Why is it that some students can cope with adversity while others react with ferocity? Bouncing back from challenging situations and adapting to changes is resilience.
Here are some of the ways that Big Fish Tutors try to cultivate resilience in their students.
Building Positive Relationships with Students
A good tutor-student relationship involves nurturing the positive characteristics of students like empathy, compassion, forgiveness, and optimism. A great way to build a positive relationship is to teach by example. Tutors should exercise the same qualities that they want to see in their students so that students can learn by watching them.
Students can better use these qualities in their lives when they feel seen, understood, and valued by their tutors. This happens when educators are attuned to what the child needs and are ready to give them academic and emotional support.
Research studies have suggested that factors like effective instructions, teacher autonomy, and passion can increase student engagement. This can lead to better performance from students.
Promote Discussions About Human Resilience
A great way to promote discussions on human resilience is through a focus on historical or literary characters. For young students, reading a book about heroic deeds can foster an environment to talk about resilience.
For example, after they have read a book, you can ask them questions like who the hero of the story was, what qualities they possessed, what choices they had to make, and what did the hero learn. Tutors can then ask students how they can use the same strengths as the hero to overcome obstacles in their personal lives.

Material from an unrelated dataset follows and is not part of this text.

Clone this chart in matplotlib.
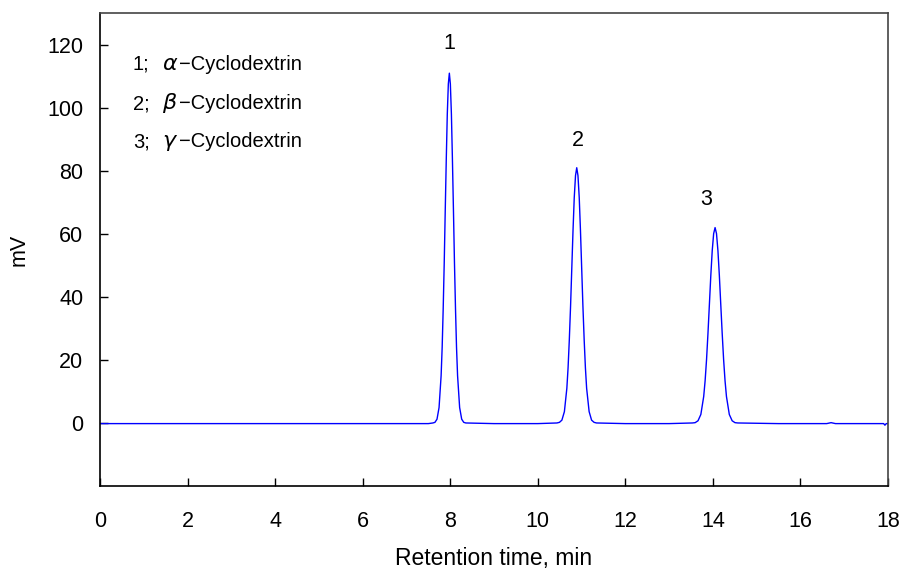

Beyond books, you can discuss the real lives of political activists, scientists, and inventors, and ask the students what they achieved through resilience, what setbacks they had to endure and how they overcame them to reach their goals. This can help students reflect on their strengths.
Students have diverse personalities and hence, have different strengths. Some students may not be aware of the strengths they possess while others may be too shy to talk about them. A student who may be struggling at science may be a prodigy when it comes to art. A student who may be quick of temper may also be the one who is the most empathetic in the class. A tutor needs to find these strengths in the student and cultivate them in a way that they counterbalance a student’s weaknesses, thus helping students prepare themselves for the time when something doesn’t go their way.
Encourage Learning from Failure
Parents often set very high expectations of their children, and when their children fail to deliver, they often react with disappointment and anger, creating a low sense of self-worth in the children. In class, tutors can let their students know that failure is a part of life and is very important if one wants to become a resilient person.
Tutors should establish a classroom culture which welcomes mistakes and failures and treats them as a valuable part of learning. They should cultivate an environment where all students are praised for their effort and perseverance, not only those who get high grades. Above all, they should also educate parents to support their children through their failures.
Resilient students are better able to cope with grief and disappointment, learn from their mistakes, and accept changes in life. As tutors, there is a lot that we can do whilst working with parents to build resilience in students that will result in better performance academically, emotionally, and socially.